I don’t know what it is about meeting a celebrity that makes me put my foot in my mouth and then cringe forever .
If the celebrity is a writer, I have no problem. I can always admire their latest literary prize or most recent book, even if I haven’t read it. I’m pretty good at mocking up those conversations.
No, my problem is when I come across celebrities from the other areas. For example, one time I ran into a famous feminist lawyer that had been at university with me and found myself raving on about how wonderful she was, and how much I admired her work, all this to my own embarrassment. Not that she didn’t deserve all that praise. But still! Why didn’t I shut up?
A second time it was a well-known comedian, and after praising her work before I knew what I was doing, I was blowing off about young comedians who need better scripts as their acts were too often a series of ill-timed disjointed jokes. The celebrity smiled weakly probably thinking I was really talking about her and made good her escape.
And there was the play held at a private house using well known on TV actors. When I went over to congratulate one, forgetting who she was though she did look familiar, I promised her a bright future and tried to ignore her obvious dismay at my lack of recognition and tact.
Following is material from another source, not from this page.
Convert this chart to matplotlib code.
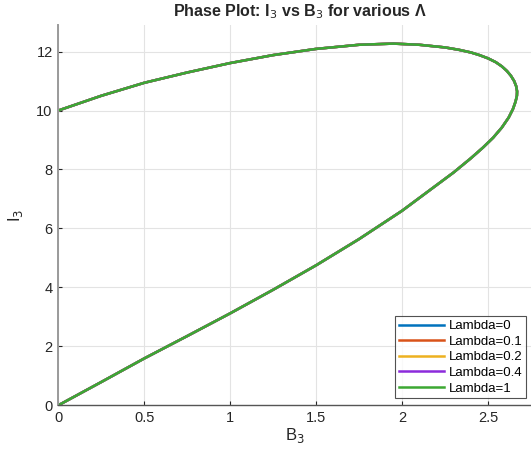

And yesterday at a private gathering, a well-known singer accompanied by her guitar playing spouse gave a wonderful rendition of a ninety forties song adding a terrific scat. I was so thrilled I went over to congratulate her, and for some mad reason couldn’t stop talking. I had that weird feeling of standing outside myself, while telling myself to shut up, and the smiles on the performers’ faces wilt with the effort of staying polite.
Is it because we are so star struck with celebrity that once we get within a centimetre of a BIG NAME, that we become stiff, awkward and silly? I thought I was well beyond such adolescent behaviour, but keep rediscovering that I am not. So I have decided the only cure is to become a celebrity myself, only I’m not sure how to make this happen. So little these days is shocking apart from joining ISIS or making some politically offensive statement. So I am left with the idea that all that might turn me into a ‘name’ are my books, and so far I am so distant from celebrity status I don’t think it will ever happen. I can only pray that true celebrities remain at a safe distance and I won’t continue making a fool of myself.